Rudolf II. und seine Sozialisierung als Herrscher

Martino Rota: Kaiser Rudolf II., um 1576/80

Rudolf wurde als drittes Kind aus der Ehe von Kaiser Maximilian II. und Infantin Maria von Spanien 1552 geboren. Ein älterer Bruder namens Ferdinand (geb. 1551) war noch im Kleinkindalter verstorben, sodass Rudolf als der Älteste der Söhne des Kaisers in die Rolle des Thronfolgers hineinwuchs.

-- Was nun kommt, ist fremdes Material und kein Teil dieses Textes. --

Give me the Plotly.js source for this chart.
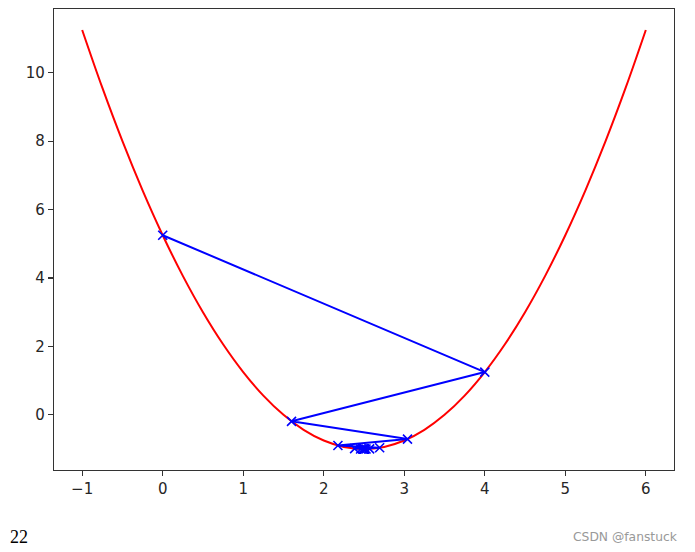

Martino Rota: Kaiser Rudolf II., um 1576/80

Rudolf wuchs zunächst inmitten einer rasch wachsenden Geschwisterschar in Wien auf. 1563 kam der Elfjährige jedoch zu seinem Onkel König Philipp II. an den spanischen Hof. Spanien war damals eine Weltmacht, der spanische Hof in Lebensstil und Kultur tonangebend. Der Hintergedanke war aber auch, den jungen Erzherzog dem Umfeld des in konfessionellen Belangen äußerst toleranten Vaters zu entziehen. Rudolf sollte im Sinne der katholischen Orthodoxie erzogen werden, abgeschirmt von den protestantischen Strömungen, die in Mitteleuropa zunehmend Fuß gefasst hatten. In den Augen Spaniens, das die Hauptlinie vorgab, sollte Rudolf als zukünftiges Oberhaupt des Heiligen Römischen Reiches gemäß dem seit Karl V. in der Dynastie fortlebenden Gedanken einer universalen habsburgischen Weltmacht unter katholischen Vorzeichen erzogen werden.

In diesem Sinne erzogen, kehrte Rudolf als selbstbewusster Prinz der Dynastie nach Zentraleuropa zurück. Seine Erziehung in Spanien brachte ihn in Kontakt mit dem von der Reformation unbeeinträchtigten, gefestigten Katholizismus mediterraner Prägung. Die politische Komponente der Religion stand jedoch bei Rudolf im Vordergrund, denn er verstand den Katholizismus vor allem als Instrument der Festigung der Herrschermacht. Persönlich zeichnete er sich nicht durch übermäßige Frömmigkeit aus.  

1572 wurde er von den Ständen als Nachfolger seines Vaters als König von Ungarn, 1575 als König von Böhmen anerkannt. Ebenfalls 1575 wurde in Regensburg von den Kurfürsten die Nachfolge Rudolfs im Reich bestätigt. Wenige Monate darauf starb Vater Maximilian II. 1576 unerwartet. Rudolf war nun mit 24 Jahren ein Herrscher, der seine Rolle als Vermittler zwischen den Extremen sah, sowohl im Reich als auch in seinen Ländern.

1583 fand die Übersiedlung des Kaiserhofes von Wien nach Prag statt, das nun als glänzende Residenz ausgebaut wurde. Der junge Kaiser galt als hochgebildet, talentiert, vielversprechend, aber auch vollkommen vom Gedanken der Herrscherwürde durchdrungen – hier war die spanische Sozialisation am deutlichsten spürbar. In den ersten Jahrzehnten seiner Regierung verfolgte Rudolf einen geschickten systematischen Ausbau seiner Herrschaftsrechte.

Bald jedoch zeigten sich jedoch die Schattenseiten seines Charakters. Der Kaiser war zuweilen in seinen Entscheidungen unbeständig und wankelmütig. Auf Phasen manischer Aktivität folgten Zeiten totaler Apathie.